Even after years of court orders and outcry, jirgas are still functioning above the law, making decisions that have no legal standing, yet are treated as binding in the communities they control. There are no appeals, no formal evidence, no protections for victims and in most cases, women aren’t even allowed to be present, even when the decision directly involves them.
A Pattern We Can’t Ignore Anymore
Faiza’s story isn’t an exception, it fits into a long pattern of how jirgas handle serious crimes. In many cases, men accused of rape or murder walk away after a compensation deal is made: usually money or a girl from their family, handed over in a tradition known as swara, vani, or sung chatti. The girl, often a minor, is married off without a wedding ceremony, and sent to live with the victim’s family. It’s meant to shame the accused’s family, but all it really does is destroy the life of another girl.
A survey by the National Commission on the Status of Women in 2017 found that in areas where jirgas operate, 70% of married women were bartered through jirga decisions, and most of them faced domestic violence. You’ll almost never hear of a wealthy family giving away their daughter. In fact, for many, receiving a girl this way is treated as a symbol of status and control, not the clear violation it is.
The Law Says One Thing. Reality Says Another.
According to Pakistan’s Constitution, any custom or parallel system that violates basic rights is illegal. Articles 4, 8, 10-A, 25, and 175 all make this clear. The 2019 Supreme Court ruling also pointed to Pakistan’s international obligations under the Universal Declaration of Human Rights (UDHR), ICCPR, and CEDAW – all of which protect due process, equality before the law, and the right to remedy through formal legal channels.
But despite the legal clarity, the practice goes on – mostly in areas where the formal legal system is either inaccessible or too slow to trust.
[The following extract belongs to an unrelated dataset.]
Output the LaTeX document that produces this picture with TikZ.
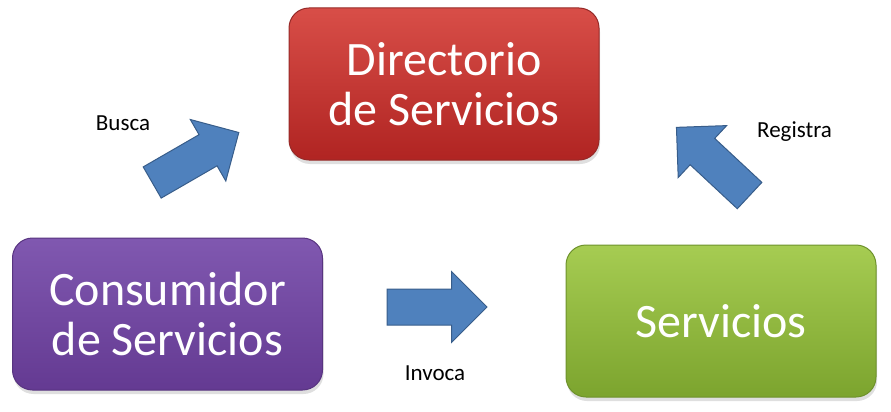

In those places, jirgas are often seen as quicker, cheaper, and easier to navigate. According to a 2022 study, almost 60% of respondents in Khyber Pakhtunkhwa said they preferred jirgas for resolving civil disputes over courts or police.
The problem is: fast doesn’t mean fair.
In these systems, men dominate every part of the process. There are no written rules. Decisions are based on customs, hearsay, or personal judgment. Victims are pressured to settle instead of seeking justice. And for women, especially, there’s no place to speak, resist, or appeal.
We See It on TV Because It’s Still Happening
This reality has been captured in recent dramas as well and it’s hard to miss the parallels.
In Razia, Mahira Khan’s character is married off as punishment for her brother’s mistake. In Sang-e-Mah, a jirga rules on the practice of ghag, where a man announces a woman as his intended bride without her consent, staking public claim over her future. These aren’t just dramatized plot twists, they’re real issues faced by women across Pakistan today. And the fact that these stories hit home with audiences is a sign that we know, deep down, that this is still happening. The question is: are we doing anything to stop it?
Moving Forward – Without Jirgas
But even with everything this system has gotten wrong, even with Faiza’s case and countless others like it, saying “shut down all jirgas” isn’t a real solution. Not when these councils are so deeply woven into the cultural fabric of the villages that rely on them. The law can’t reach everywhere, and most people within these communities still see jirgas as legitimate, familiar, and sometimes the only accessible form of justice.
What we really need is a shift from the ground up. Like we push awareness around family planning or girls’ education, we need similar grassroots campaigns that challenge harmful practices and unpack the cost of this so-called justice. Because jirgas didn’t start out this way. They used to be community-led forums for quick dispute resolution, something like a speedy out-of-court settlement. But today, their decisions are not just outdated, they’re dangerous. The system has lost its way, and it’s long past time we questioned who it’s really protecting, and who keeps getting sacrificed in the name of “peace.”
Yes, jirgas may have once filled a gap where state systems didn’t reach. But that excuse doesn’t hold anymore. Today, they’re often or mostly as the news shows, used to silence victims, dodge accountability, and uphold a system where honour means more than human life.
And if that same system still allows a 13-year-old to be raped, killed, and then “compensated” with another girl, then maybe reform isn’t enough. Maybe it really is time to shut them down altogether.